A senior member of the NASUWT teaching union is seeking to challenge the establishment candidate to become its new general secretary, pledging to hand control of the organisation “back to its members”.
Paul Nesbitt, the union’s national executive member for the West Midlands and a serving teacher, is seeking nominations from branches to run against Dr Patrick Roach, the union’s long-serving deputy general secretary, in the race to succeed Chris Keates.
I believe it is crucial that we raise the stakes and make the union more proactive
Roach was selected this month as the official nominee of the union’s executive, but now faces a challenge from inside the very body that put him forward.
If Nesbitt receives the 25 nominations required, NASUWT will run its first contested leadership election in almost 30 years.
The ASCL school leaders’ union faced a similar situation in 2016, when Geoff Barton, then a member of the union’s council, challenged Chris Kirk for the leadership. Barton ended up winning by a landslide.
NASUWT has been embroiled in a political battle between its current leadership and other senior union staff and members that has led to lengthy suspensions and official complaints.
Keates announced her intention to stand down in June, and the union has since admitted she overstayed her five year term of office by serving beyond June 3.
However, the certification officer, which regulates unions, decided not to issue an enforcement order removing her from post.
Keates remains the union’s acting general secretary until a successor is chosen.
In election literature circulated to branches, seen by Schools Week, Nesbitt said he wanted the NASUWT to be “led by teachers who have very recent experience of the day to day issues we face both in schools and in our lay roles within the union”.
He added that the union needs “more versatility and political challenge” to address issues in education.
“It’s time to get out of the passenger seat and take the wheel to steer education policy and make it work for everyone in the classroom.”
Nesbitt believes the union must be “more proactive” and said a teacher leading a teachers’ union was “a novel idea”. He has also committed to continue teaching between five to 10 days a year on a supply basis if elected.
In literature circulated on behalf of Roach, NASUWT president Dave Kitchen said he had “secured the depth and breadth of experience necessary to discharge effectively all of the onerous responsibilities of the general secretary post to a high standard”.
“Many members and activists know Patrick and his work for the NASUWT and his deep commitment to the union’s ethos and values, including our strong tradition as a lay-led union.”
NASUWT placed an advert for the general secretary post in mid-July.
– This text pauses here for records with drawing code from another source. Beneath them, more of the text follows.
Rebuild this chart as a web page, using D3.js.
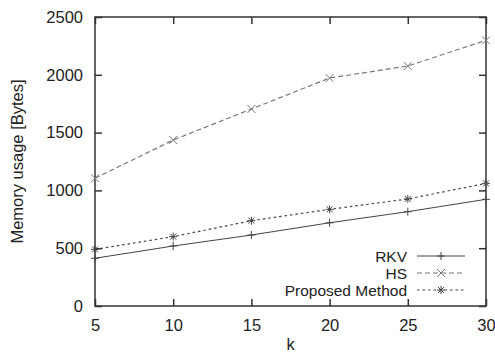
<!DOCTYPE html>
<html>
<head>
<meta charset="utf-8">
<script src="https://cdn.jsdelivr.net/npm/d3@7"></script>
<style>
  body { margin: 0; background: #fff; }
  text { font-family: "Liberation Sans", Arial, sans-serif; fill: #222; }
</style>
</head>
<body>
<div id="chart"></div>
<script>
const k_values = [5, 10, 15, 20, 25, 30]
const rkv = [413, 519, 614, 720, 816, 923]
const hs = [1105, 1436, 1704, 1972, 2076, 2298]
const proposed = [490, 600, 738, 836, 926, 1061]
const y_ticks = [0, 500, 1000, 1500, 2000, 2500]
const series_names = ["RKV", "HS", "Proposed Method"]

const width = 495, height = 353
const margin = { left: 95, right: 9, top: 17, bottom: 47 }
const font_size = "16.5px"

const svg = d3.select("#chart")
  .append("svg")
  .attr("width", width)
  .attr("height", height)

const x = d3.scaleLinear().domain([5, 30]).range([margin.left, width - margin.right])
const y = d3.scaleLinear().domain([0, 2500]).range([height - margin.bottom, margin.top])

const axis_color = "#333"
const tick_len = 7

// ticks, inward on all four sides
svg.append("g")
  .attr("transform", `translate(0,${y(0)})`)
  .call(d3.axisBottom(x).tickValues(k_values).tickSize(-tick_len).tickPadding(13).tickFormat(d3.format("d")))
  .call(g => g.select(".domain").remove())
svg.append("g")
  .attr("transform", `translate(0,${y(2500)})`)
  .call(d3.axisTop(x).tickValues(k_values).tickSize(-tick_len).tickFormat(""))
  .call(g => g.select(".domain").remove())
svg.append("g")
  .attr("transform", `translate(${x(5)},0)`)
  .call(d3.axisLeft(y).tickValues(y_ticks).tickSize(-tick_len).tickPadding(12).tickFormat(d3.format("d")))
  .call(g => g.select(".domain").remove())
svg.append("g")
  .attr("transform", `translate(${x(30)},0)`)
  .call(d3.axisRight(y).tickValues(y_ticks).tickSize(-tick_len).tickFormat(""))
  .call(g => g.select(".domain").remove())

svg.selectAll(".tick line").attr("stroke", axis_color).attr("stroke-width", 1.5)
svg.selectAll("g").attr("font-size", null).attr("font-family", null)
svg.selectAll(".tick text")
  .style("font-family", "'Liberation Sans', Arial, sans-serif")
  .style("font-size", font_size)
  .attr("fill", "#222")

// frame
svg.append("rect")
  .attr("x", x(5))
  .attr("y", y(2500))
  .attr("width", x(30) - x(5))
  .attr("height", y(0) - y(2500))
  .attr("fill", "none")
  .attr("stroke", axis_color)
  .attr("stroke-width", 1.5)

// axis titles
svg.append("text")
  .attr("x", (x(5) + x(30)) / 2)
  .attr("y", 350)
  .attr("text-anchor", "middle")
  .style("font-size", font_size)
  .text("k")
svg.append("text")
  .attr("transform", `translate(23,${(y(0) + y(2500)) / 2}) rotate(-90)`)
  .attr("text-anchor", "middle")
  .style("font-size", font_size)
  .text("Memory usage [Bytes]")

const marker_paths = {
  plus: "M-4,0H4M0,-4V4",
  cross: "M-4,-4L4,4M-4,4L4,-4",
  star: "M-4,0H4M0,-4V4M-3,-3L3,3M-3,3L3,-3"
}

const series = [
  { name: series_names[0], values: rkv, color: "#444", dash: null, marker: "plus", width: 1 },
  { name: series_names[1], values: hs, color: "#777", dash: "5,3", marker: "cross", width: 1.2 },
  { name: series_names[2], values: proposed, color: "#444", dash: "2.5,3", marker: "star", width: 1.2 }
]

const line = d3.line().x(d => x(d.k)).y(d => y(d.v))

series.forEach((s) => {
  const pts = k_values.map((k, i) => ({ k: k, v: s.values[i] }))
  svg.append("path")
    .datum(pts)
    .attr("d", line)
    .attr("fill", "none")
    .attr("stroke", s.color)
    .attr("stroke-width", s.width)
    .attr("stroke-dasharray", s.dash)
  svg.selectAll(null)
    .data(pts)
    .join("path")
    .attr("transform", d => `translate(${x(d.k)},${y(d.v)})`)
    .attr("d", marker_paths[s.marker])
    .attr("fill", "none")
    .attr("stroke", s.color)
    .attr("stroke-width", 1)
})

// legend
const legend_y = [256, 273, 290]
series.forEach((s, i) => {
  const g = svg.append("g").attr("transform", `translate(0,${legend_y[i]})`)
  g.append("text")
    .attr("x", 407)
    .attr("y", 6)
    .attr("text-anchor", "end")
    .style("font-size", "15.5px")
    .text(s.name)
  g.append("line")
    .attr("x1", 417).attr("x2", 465)
    .attr("stroke", s.color)
    .attr("stroke-width", s.width)
    .attr("stroke-dasharray", s.dash)
  g.append("path")
    .attr("transform", "translate(441,0)")
    .attr("d", marker_paths[s.marker])
    .attr("fill", "none")
    .attr("stroke", s.color)
})
</script>
</body>
</html>
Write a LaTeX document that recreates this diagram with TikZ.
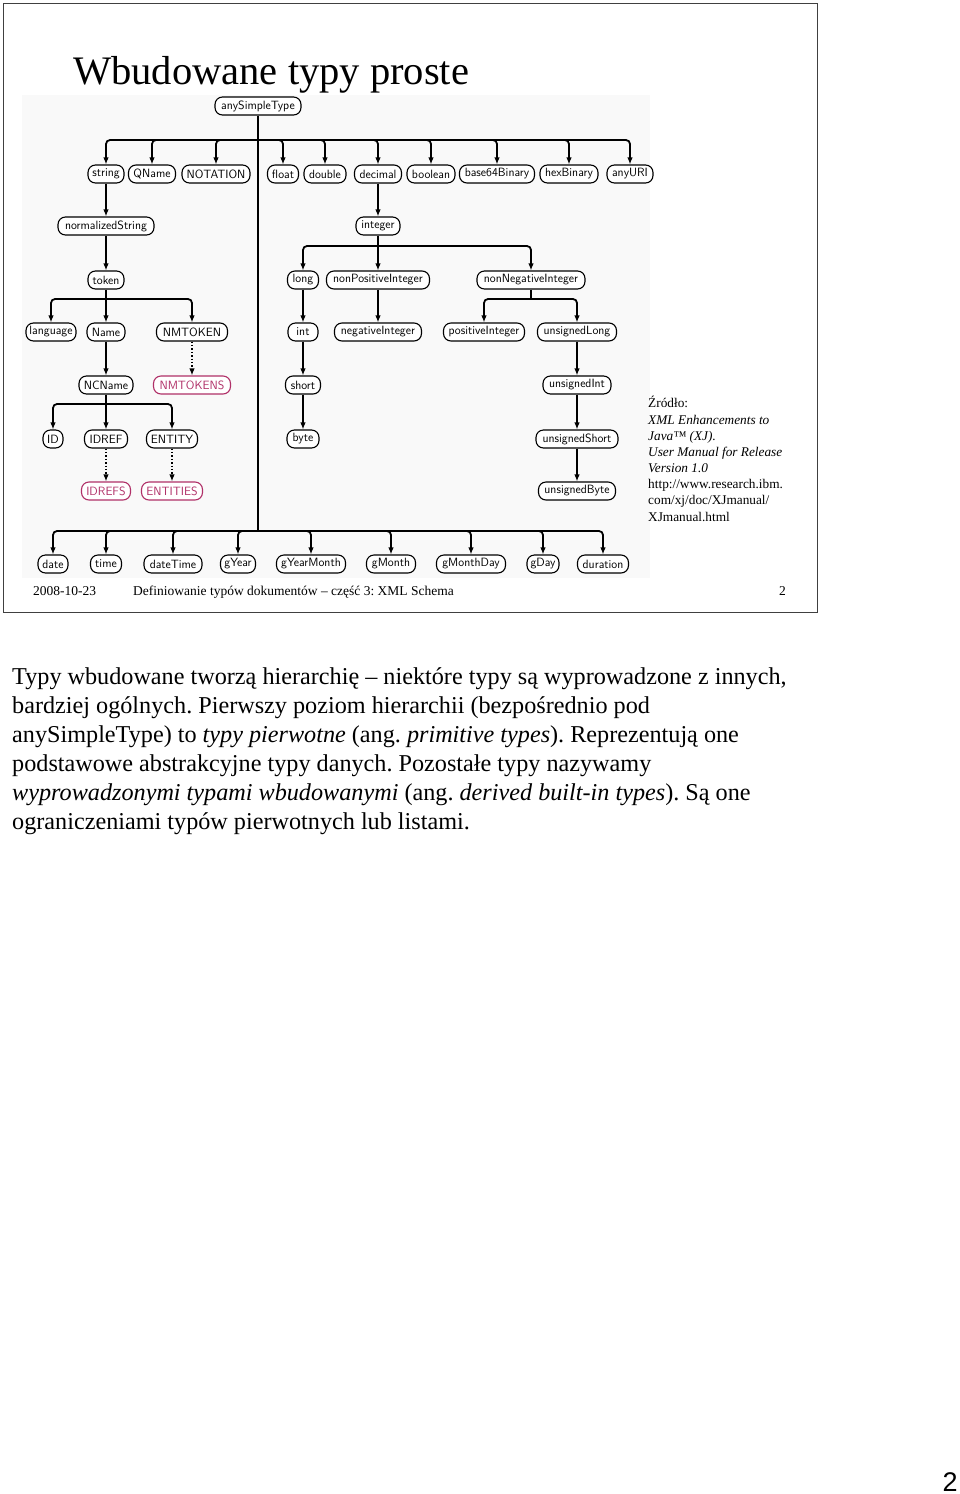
\documentclass[tikz,border=0pt]{standalone}
\usepackage{fontspec}
\setmainfont{Liberation Serif}
\newfontfamily\pagefont{Liberation Sans}
\usetikzlibrary{arrows.meta}
\definecolor{pinkc}{RGB}{176,48,104}
\definecolor{bgc}{RGB}{249,249,249}
\frenchspacing
\tikzset{
  tn/.style={draw, rounded corners=7.5pt, line width=1.1pt, minimum height=18pt, inner sep=1.2pt,
    font=\sffamily\fontsize{12}{12}\selectfont, fill=white},
  pk/.style={tn, draw=pinkc, text=pinkc},
  stem/.style={line width=1.8pt},
  con/.style={line width=1.8pt, rounded corners=4pt, -{Latex[length=7pt,width=5.5pt]}},
  dotc/.style={line width=1.4pt, dotted, -{Latex[length=7pt,width=5.5pt]}},
  srcfont/.style={anchor=base west, inner sep=0pt, font=\fontsize{13.3}{16}\selectfont},
  bodyline/.style={anchor=base west, inner sep=0pt, font=\fontsize{24.2}{29}\selectfont},
}
\begin{document}
\begin{tikzpicture}[x=1pt,y=-1pt]
\useasboundingbox[fill=white] (0,0) rectangle (960,1494);
% slide frame
\draw[line width=1pt, black!75] (3,3) rectangle (817,612);
\fill[bgc] (22,95) rectangle (650,578);
% title
\node[anchor=base west, inner sep=0pt, font=\fontsize{40.5}{40.5}\selectfont] (title) at (73,84) {Wbudowane typy proste};

% nodes
\node[tn, minimum width=86pt] (ast) at (258,106) {anySimpleType};
% row 2
\node[tn, minimum width=36pt] (string) at (106,174) {string};
\node[tn, minimum width=47pt] (QName) at (152,174) {QName};
\node[tn, minimum width=68pt] (NOTATION) at (216,174) {NOTATION};
\node[tn, minimum width=31pt] (float) at (283,174) {float};
\node[tn, minimum width=42pt] (double) at (325,174) {double};
\node[tn, minimum width=47pt] (decimal) at (378,174) {decimal};
\node[tn, minimum width=48pt] (boolean) at (431,174) {boolean};
\node[tn, minimum width=75pt] (b64) at (497,174) {base64Binary};
\node[tn, minimum width=58pt] (hexBinary) at (569,174) {hexBinary};
\node[tn, minimum width=46pt] (anyURI) at (630,174) {anyURI};
% row 3
\node[tn, minimum width=96pt] (normalizedString) at (106,226) {normalizedString};
\node[tn, minimum width=44pt] (integer) at (378,226) {integer};
% row 4
\node[tn, minimum width=36pt] (token) at (106,280) {token};
\node[tn, minimum width=31pt] (long) at (303,280) {long};
\node[tn, minimum width=103pt] (nonPos) at (378,280) {nonPositiveInteger};
\node[tn, minimum width=108pt] (nonNeg) at (531,280) {nonNegativeInteger};
% row 5
\node[tn, minimum width=50pt] (language) at (51,332) {language};
\node[tn, minimum width=38pt] (Name) at (106,332) {Name};
\node[tn, minimum width=71pt] (NMTOKEN) at (192,332) {NMTOKEN};
\node[tn, minimum width=30pt] (int) at (303,332) {int};
\node[tn, minimum width=87pt] (negInt) at (378,332) {negativeInteger};
\node[tn, minimum width=81pt] (posInt) at (484,332) {positiveInteger};
\node[tn, minimum width=79pt] (uLong) at (577,332) {unsignedLong};
% row 6
\node[tn, minimum width=54pt] (NCName) at (106,385) {NCName};
\node[pk, minimum width=77pt] (NMTOKENS) at (192,385) {NMTOKENS};
\node[tn, minimum width=35pt] (short) at (303,385) {short};
\node[tn, minimum width=68pt] (uInt) at (577,385) {unsignedInt};
% row 7
\node[tn, minimum width=20pt] (ID) at (53,439) {ID};
\node[tn, minimum width=43pt] (IDREF) at (106,439) {IDREF};
\node[tn, minimum width=51pt] (ENTITY) at (172,439) {ENTITY};
\node[tn, minimum width=32pt] (byte) at (303,439) {byte};
\node[tn, minimum width=82pt] (uShort) at (577,439) {unsignedShort};
% row 8
\node[pk, minimum width=49pt] (IDREFS) at (106,491) {IDREFS};
\node[pk, minimum width=61pt] (ENTITIES) at (172,491) {ENTITIES};
\node[tn, minimum width=77pt] (uByte) at (577,491) {unsignedByte};
% row 9
\node[tn, minimum width=30pt] (date) at (53,564) {date};
\node[tn, minimum width=31pt] (time) at (106,564) {time};
\node[tn, minimum width=58pt] (dateTime) at (173,564) {dateTime};
\node[tn, minimum width=35pt] (gYear) at (238,564) {gYear};
\node[tn, minimum width=69pt] (gYearMonth) at (311,564) {gYearMonth};
\node[tn, minimum width=49pt] (gMonth) at (391,564) {gMonth};
\node[tn, minimum width=69pt] (gMonthDay) at (471,564) {gMonthDay};
\node[tn, minimum width=32pt] (gDay) at (543,564) {gDay};
\node[tn, minimum width=51pt] (duration) at (603,564) {duration};

% connectors
\coordinate (b1) at (258,140);
\coordinate (b9) at (258,531);
\draw[stem] (ast.south) -- (b9);
\foreach \c in {string,QName,NOTATION,float,double,decimal,boolean,b64,hexBinary,anyURI}
  \draw[con] (b1) -| (\c.north);
\foreach \c in {date,time,dateTime,gYear,gYearMonth,gMonth,gMonthDay,gDay,duration}
  \draw[con] (b9) -| (\c.north);

\draw[con] (string.south) -- (normalizedString.north);
\draw[con] (normalizedString.south) -- (token.north);
\coordinate (b2) at (106,299);
\draw[con] (token.south) -- (Name.north);
\draw[con] (b2) -| (language.north);
\draw[con] (b2) -| (NMTOKEN.north);
\draw[con] (Name.south) -- (NCName.north);
\draw[dotc] (NMTOKEN.south) -- (NMTOKENS.north);
\coordinate (b3) at (106,404);
\draw[con] (NCName.south) -- (IDREF.north);
\draw[con] (b3) -| (ID.north);
\draw[con] (b3) -| (ENTITY.north);
\draw[dotc] (IDREF.south) -- (IDREFS.north);
\draw[dotc] (ENTITY.south) -- (ENTITIES.north);

\draw[con] (decimal.south) -- (integer.north);
\coordinate (b4) at (378,246);
\draw[con] (integer.south) -- (nonPos.north);
\draw[con] (b4) -| (long.north);
\draw[con] (b4) -| (nonNeg.north);
\draw[con] (long.south) -- (int.north);
\draw[con] (int.south) -- (short.north);
\draw[con] (short.south) -- (byte.north);
\draw[con] (nonPos.south) -- (negInt.north);
\coordinate (b5) at (531,299);
\draw[stem] (nonNeg.south) -- (b5);
\draw[con] (b5) -| (posInt.north);
\draw[con] (b5) -| (uLong.north);
\draw[con] (uLong.south) -- (uInt.north);
\draw[con] (uInt.south) -- (uShort.north);
\draw[con] (uShort.south) -- (uByte.north);

% source
\node[srcfont] (s1) at (648,407) {Źródło:};
\node[srcfont, font=\fontsize{13.3}{16}\selectfont\itshape] (s2) at (648,424) {XML Enhancements to};
\node[srcfont, font=\fontsize{13.3}{16}\selectfont\itshape] (s3) at (648,440) {Java™ (XJ).};
\node[srcfont, font=\fontsize{13.3}{16}\selectfont\itshape] (s4) at (648,456) {User Manual for Release};
\node[srcfont, font=\fontsize{13.3}{16}\selectfont\itshape] (s5) at (648,472) {Version 1.0};
\node[srcfont] (s6) at (648,488) {http://www.research.ibm.};
\node[srcfont] (s7) at (648,504) {com/xj/doc/XJmanual/};
\node[srcfont] (s8) at (648,521) {XJmanual.html};

% footer
\node[srcfont, font=\fontsize{13.5}{16}\selectfont] (f1) at (33,595) {2008-10-23};
\node[srcfont, font=\fontsize{13.5}{16}\selectfont] (f2) at (133,595) {Definiowanie typów dokumentów – część 3: XML Schema};
\node[srcfont, font=\fontsize{13.5}{16}\selectfont] (f3) at (779,595) {2};

% body text
\node[bodyline] (l1) at (12,684) {Typy wbudowane tworzą hierarchię – niektóre typy są wyprowadzone z innych,};
\node[bodyline] (l2) at (12,713) {bardziej ogólnych. Pierwszy poziom hierarchii (bezpośrednio pod};
\node[bodyline] (l3) at (12,742) {anySimpleType) to \textit{typy pierwotne} (ang. \textit{primitive types}). Reprezentują one};
\node[bodyline] (l4) at (12,771) {podstawowe abstrakcyjne typy danych. Pozostałe typy nazywamy};
\node[bodyline] (l5) at (12,800) {\textit{wyprowadzonymi typami wbudowanymi} (ang. \textit{derived built-in types}). Są one};
\node[bodyline] (l6) at (12,829) {ograniczeniami typów pierwotnych lub listami.};

% page number
\node[anchor=base, inner sep=0pt, font=\pagefont\fontsize{27}{27}\selectfont] (pg) at (950,1491) {2};
\end{tikzpicture}
\end{document}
Applications closed in mid-September, and Roach was selected as the executive’s nominee at a special meeting earlier this month.
Nominations from NASUWT branches across England opened last Monday. If Nesbitt receives enough nominations by the December 9 deadline, the union will proceed to hold an election between January 2 and 31.
Keates was elected unopposed in 2004, 2009 and 2014. It is believed the last contested election was in 1990, when Nigel de Gruchy narrowly beat Eamonn O’Kane, who would later serve as general secretary from 2002 until his death in 2004.
Both Roach and Nesbitt were approached for comment.